There’s a little mountain to the north-west of Abergavenny that, from the right vantage point and in the right weather, presents as a perfect cone. The Sugar Loaf is irresistible to anyone who loves the Welsh hills.
This is wild and lovely country. I first fell in love with it reading Bruce Chatwin’s
On the Black Hill, a macabrely enchanting story of twin brothers captured in their moment of space and time, set in a gritty yet magical Golden Valley. Visiting a friend near Brecon enabled me to walk often in these glorious hills, as did my epic tramp along Offa’s Dyke a decade ago.

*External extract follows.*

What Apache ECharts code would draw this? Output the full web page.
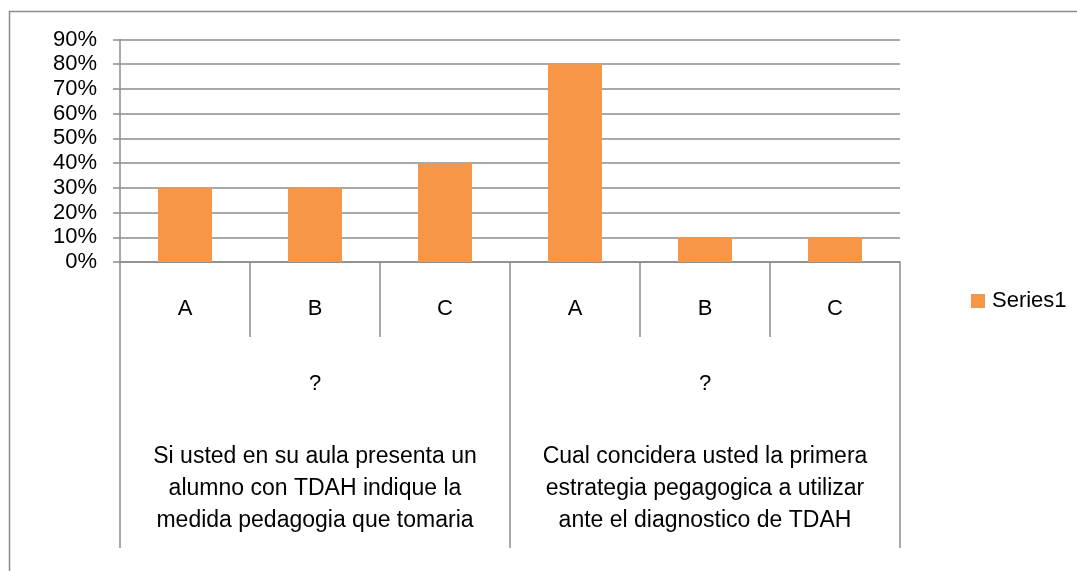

I’d also visited when at the National Trust, which owns and looks after the mountain, but what reminded me of its beauty was Anna Pavord’s charming book Landskipping. She grew up there and writes of her childhood forays up the Sugar Loaf, how it shaped her love of and susceptibility to landscape and how that shaped not only her life, but those of so many others – including me.
‘Thanks to the injustice of the weather, what should we see but the top emerging cheekily from the clouds just as we reached the bottom’
We love landscapes for many reasons – familiarity is one. Knowing how the hills fold and the streams run and the pockets where wildflowers are found give us a special affection for a place. Discovery is exciting, but it’s familiarity that tugs at our hearts more profoundly. It’s why I never tire of doing the same walk or revisiting the same landscape. We learn something new and are locked into a deeper connection each time.
We climbed the Sugar Loaf in the depths of January, on an unseasonably warm, but cloudy day. We parked in a tiny car park near Porth-y-Parc, at the end of a no-through road above Abergavenny. From there, an old lane, bounded by gnarled trees, takes you to a col. Then, it’s a short, but steep pull to the top, this satisfying little mountain conquered easily in less than an hour.
Approaching the peak, we were suddenly engulfed in cloud and what felt like crowds of people, although we’d climbed in apparent isolation. The top is a long, steep-sided ridge and, despite the lack of views, we felt the thrill of a summit and were hungry for more.
Instead of retracing our steps, we walked off to the far end and picked up a long path running west before it descends into the valley above Cwmcegyr. And, thanks to the injustice of the weather, what should we see but the top emerging cheekily from the clouds just as we reached the bottom!
With shafts of thin sunlight to encourage us, we climbed uphill again to join the ancient ridge route of Mynydd Llanwenarth, which runs south-east. Reaching its end, we realised we were still a valley and a big ridge from our starting point, but we found a path that took us into St Mary’s Vale and around the Rholben ridge before, with a bit of a hop, a skip and a jump, we reached the car.
St Mary’s Vale was a delight: a deep valley thick with beech and rich in history, quiet apart from the bubbling stream we crossed on big, wobbly tree trunks. The remains of charcoal-burning platforms recalled the commoning traditions of this part of Wales, the scrapes in the ground being the source of stone to build local houses.
I love quirky landscapes that are not curated, but raw, showing their workings and stories in glimmers and remnants. As Raymond Williams wrote so beautifully of the Black Mountains: ‘With this stone and this grass, with this red earth, this place was received and made and remade. Its generations are distinct but all, suddenly, present.’